Grating Light Valve Display Technology
Published on Dec 06, 2015
The Cathode Ray Tube TV set has ruled the consumer electronics world for decades. Now a days every one wants big screens for their entertainment rooms. But bigger a CRT screen, the glass tube will be deeper and the set becomes impossibly heavy and unwieldy when the diagonal measurement of the screen goes beyond about 36 inches. Thus the CRT is destined for a slow but sure decline giving way to many new technologies.
All of us must have noted the red colour of the hero's suit in the movie 'spiderman', the blues of the sky and water scenes were captivating. The dark horse technology behind this is GRATING LIGHT VALVE TECHNOLOGY (GLV).
The original GLV device concepts were developed at Stanford University. Later Silicon Light Machines was found in 1994 to develop and commercialize a range of products based on this technology.

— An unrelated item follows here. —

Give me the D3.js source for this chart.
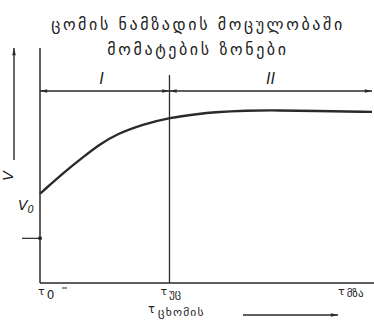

The GLV device is a type of optical micro electromechanical system or MEMS essentially a movable, light reflecting surface created directly on a silicon wafer, utilizing standard semiconductor processes and equipment.

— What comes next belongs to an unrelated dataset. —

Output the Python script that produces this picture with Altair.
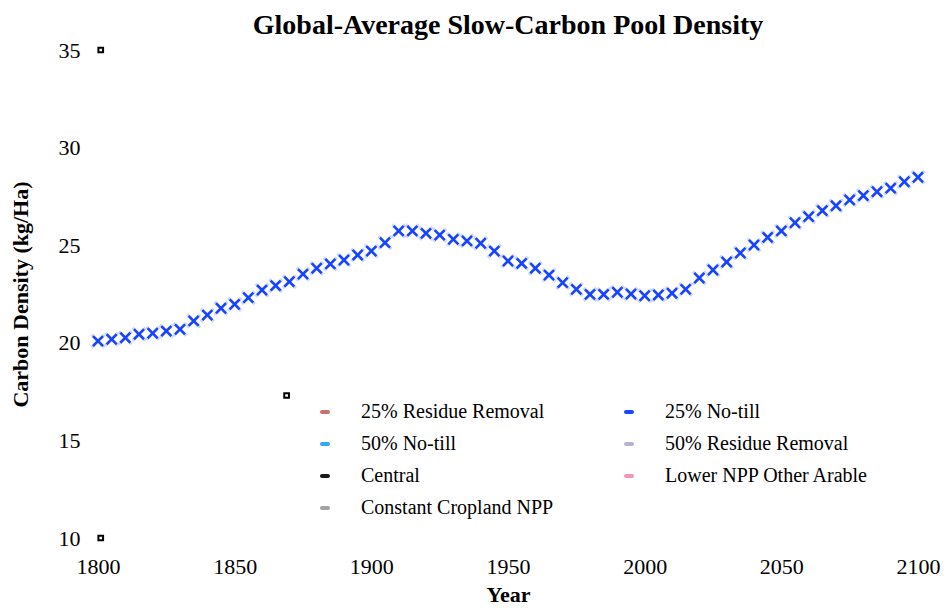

A Grating Light Value (GLV) device consists of parallel rows of reflective ribbons. Alternate rows of ribbons can be pulled down approximately one-quarter wavelength to create diffraction effects on incident light (see figure 1). When all the ribbons are in the same plane, incident light is reflected from their surfaces. By blocking light that returns along the same path as the incident light, this state of the ribbons produces a dark spot in a viewing system. When the (alternate) movable ribbons are pulled down, however, diffraction produces light at an angle that is different from that of the incident light. Unblocked, this light produces a bright spot in a viewing system.
The Grating Light Valve uses reflection and diffraction to create dark
and bright image areas.
If n array of such GLV elements is built, and subdivided into separately controllable picture elements, or pixels, then a white-light source can be selectively diffracted to produce an image of monochrome bright and dark pixels. By making the ribbons small enough, pixels can be built with multiple ribbons producing greater image brightness.
If the up and down ribbon switching state can be made fast enough, then modulation of the diffraction can produce many gradations of gray and\or colors.
There are several means for displaying color images using GLV devices. These include color filters with multiples light valves, field sequential color, and sub-pixel color using "turned" diffraction gratings.